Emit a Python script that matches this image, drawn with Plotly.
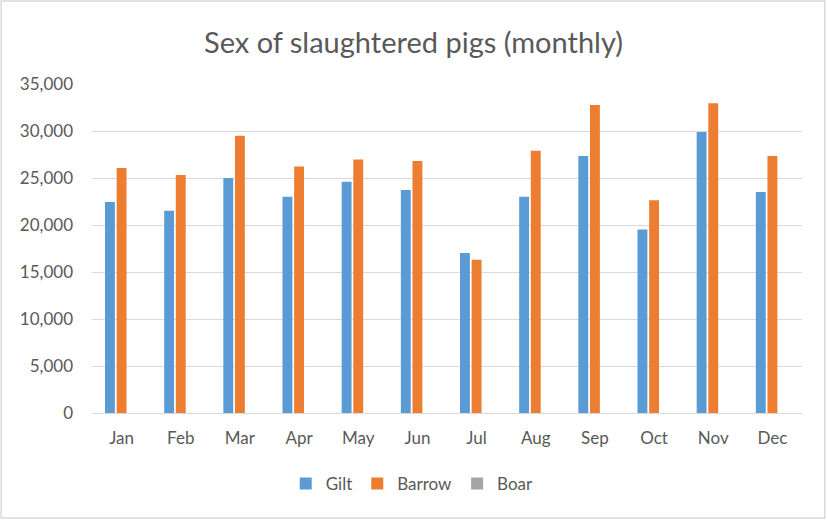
import plotly.graph_objects as go

months = ['Jan', 'Feb', 'Mar', 'Apr', 'May', 'Jun', 'Jul', 'Aug', 'Sep', 'Oct', 'Nov', 'Dec']
gilt = [22450, 21520, 25000, 23010, 24610, 23720, 17020, 23010, 27340, 19530, 29890, 23510]
barrow = [26060, 25320, 29500, 26230, 26980, 26810, 16310, 27900, 32770, 22620, 32940, 27340]
boar = [0, 0, 0, 0, 0, 0, 0, 0, 0, 0, 0, 0]

font_name = 'Lato, Open Sans, sans-serif'
grey_text = '#595959'

fig = go.Figure()

# three series, boar is basically zero so its bar doesn't show
fig.add_trace(go.Bar(x=months, y=gilt, name='Gilt', marker=dict(color='#5B9BD5', line=dict(width=0))))
fig.add_trace(go.Bar(x=months, y=barrow, name='Barrow', marker=dict(color='#ED7D31', line=dict(width=0))))
fig.add_trace(go.Bar(x=months, y=boar, name='Boar', marker=dict(color='#A5A5A5', line=dict(width=0))))

fig.update_layout(
    width=827, height=520,
    margin=dict(l=92, r=25, t=84, b=107),
    paper_bgcolor='white', plot_bgcolor='white',
    title=dict(text='Sex of slaughtered pigs (monthly)', x=0.5, xanchor='center', y=0.918, yanchor='middle',
               font=dict(family=font_name, size=29, color=grey_text)),
    barmode='group', bargap=0.41, bargroupgap=0.15,
    showlegend=True,
    legend=dict(orientation='h', x=0.451, xanchor='center', y=-0.216, yanchor='middle',
                font=dict(family=font_name, size=17, color=grey_text), traceorder='normal',
                itemwidth=30),
    font=dict(family=font_name, color=grey_text),
)

fig.update_yaxes(range=[0, 35000], dtick=5000, tickformat=',', showgrid=True, gridcolor='#d9d9d9',
                 gridwidth=1, zeroline=False, showline=False, ticks='',
                 tickfont=dict(family=font_name, size=17, color=grey_text), ticklabelstandoff=18)
fig.update_xaxes(showline=True, linecolor='#d9d9d9', linewidth=1, ticks='',
                 tickfont=dict(family=font_name, size=17, color=grey_text), ticklabelstandoff=10)

# light frame around the whole chart
fig.add_shape(type='rect', xref='paper', yref='paper', x0=-0.128, x1=1.032, y0=-0.319, y1=1.252,
              line=dict(color='#d9d9d9', width=1.5), fillcolor='rgba(0,0,0,0)')

fig.write_html('out.html', config={'displayModeBar': False},
               post_script="document.body.style.margin='0px';")
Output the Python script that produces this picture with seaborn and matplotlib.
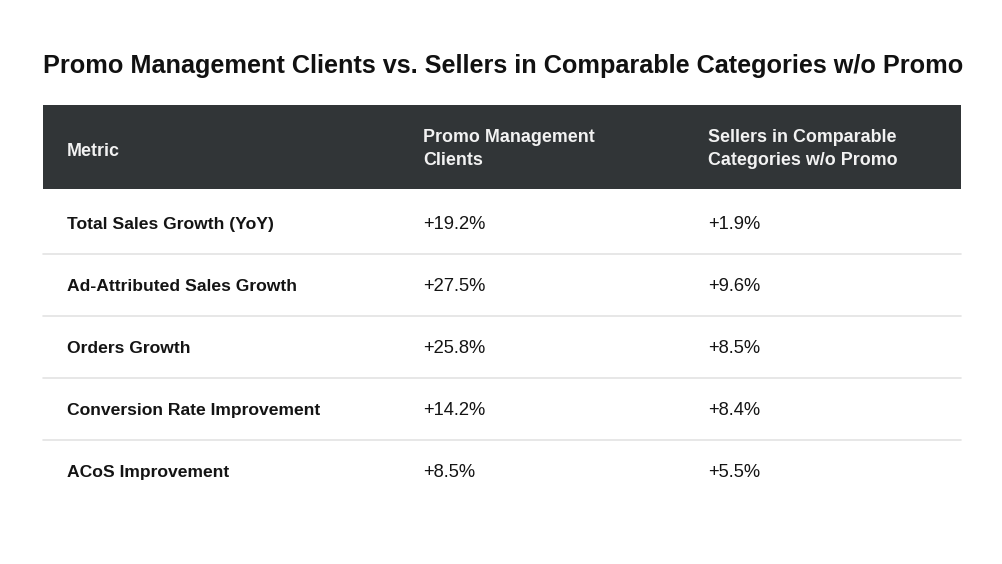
import matplotlib
matplotlib.use("Agg")
import matplotlib.pyplot as plt
import seaborn as sns

# Table content
title = "Promo Management Clients vs. Sellers in Comparable Categories w/o Promo"
headers = ["Metric", "Promo Management\nClients", "Sellers in Comparable\nCategories w/o Promo"]
metrics = ["Total Sales Growth (YoY)", "Ad-Attributed Sales Growth", "Orders Growth",
           "Conversion Rate Improvement", "ACoS Improvement"]
promo_clients = [19.2, 27.5, 25.8, 14.2, 8.5]
comparable_sellers = [1.9, 9.6, 8.5, 8.4, 5.5]

sns.set_theme(style="white")
plt.rcParams['font.family'] = ['Liberation Sans', 'DejaVu Sans']

W, H = 1002, 564
fig = plt.figure(figsize=(W / 100, H / 100), dpi=100)
ax = fig.add_axes([0, 0, 1, 1])
ax.set_xlim(0, W)
ax.set_ylim(H, 0)
ax.axis('off')

# layout (pixels)
left, right = 43, 961
head_top, head_bot = 105, 189
row_h = 62
col_x = [67, 423, 708]
header_bg = '#313537'
line_col = '#e3e3e3'
text_col = '#141414'
fs = 12.9

# title, scaled to span the table width
t = ax.text(left, 66, title, fontsize=16, fontweight='bold', color='#111111',
            ha='left', va='center')
fig.canvas.draw()
bb = t.get_window_extent()
t.set_fontsize(16 * (right - left) / bb.width)

# header band
ax.add_patch(plt.Rectangle((left, head_top), right - left, head_bot - head_top,
                           color=header_bg, lw=0))
for x, h in zip(col_x, headers):
    dy = 2 if '\n' in h else 5
    ax.text(x, (head_top + head_bot) / 2 + dy, h, color='#f2f2f2', fontsize=fs,
            fontweight='bold', ha='left', va='center', linespacing=1.5)

# body rows (baseline aligned)
for i, (m, a, b) in enumerate(zip(metrics, promo_clients, comparable_sellers)):
    yb = head_bot + 40 + i * row_h
    ax.text(col_x[0], yb, m, fontsize=12.6, fontweight='bold', color=text_col,
            ha='left', va='baseline')
    ax.text(col_x[1], yb, f"+{a:.1f}%", fontsize=fs + 0.3, color=text_col,
            ha='left', va='baseline')
    ax.text(col_x[2], yb, f"+{b:.1f}%", fontsize=fs + 0.3, color=text_col,
            ha='left', va='baseline')
    if i < len(metrics) - 1:
        ysep = head_bot + 65 + i * row_h
        ax.plot([left, right], [ysep, ysep], color=line_col, lw=1.2)

fig.savefig('out.png', dpi=100)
= = =
* **Written task**:
Pictures are excluded: retype only the lines from the beginning of the listing above through the line with "fig = go.Figure()", both included.

* **Complete output**:
Emit a Python script that matches this image, drawn with Plotly.
import plotly.graph_objects as go

months = ['Jan', 'Feb', 'Mar', 'Apr', 'May', 'Jun', 'Jul', 'Aug', 'Sep', 'Oct', 'Nov', 'Dec']
gilt = [22450, 21520, 25000, 23010, 24610, 23720, 17020, 23010, 27340, 19530, 29890, 23510]
barrow = [26060, 25320, 29500, 26230, 26980, 26810, 16310, 27900, 32770, 22620, 32940, 27340]
boar = [0, 0, 0, 0, 0, 0, 0, 0, 0, 0, 0, 0]

font_name = 'Lato, Open Sans, sans-serif'
grey_text = '#595959'

fig = go.Figure()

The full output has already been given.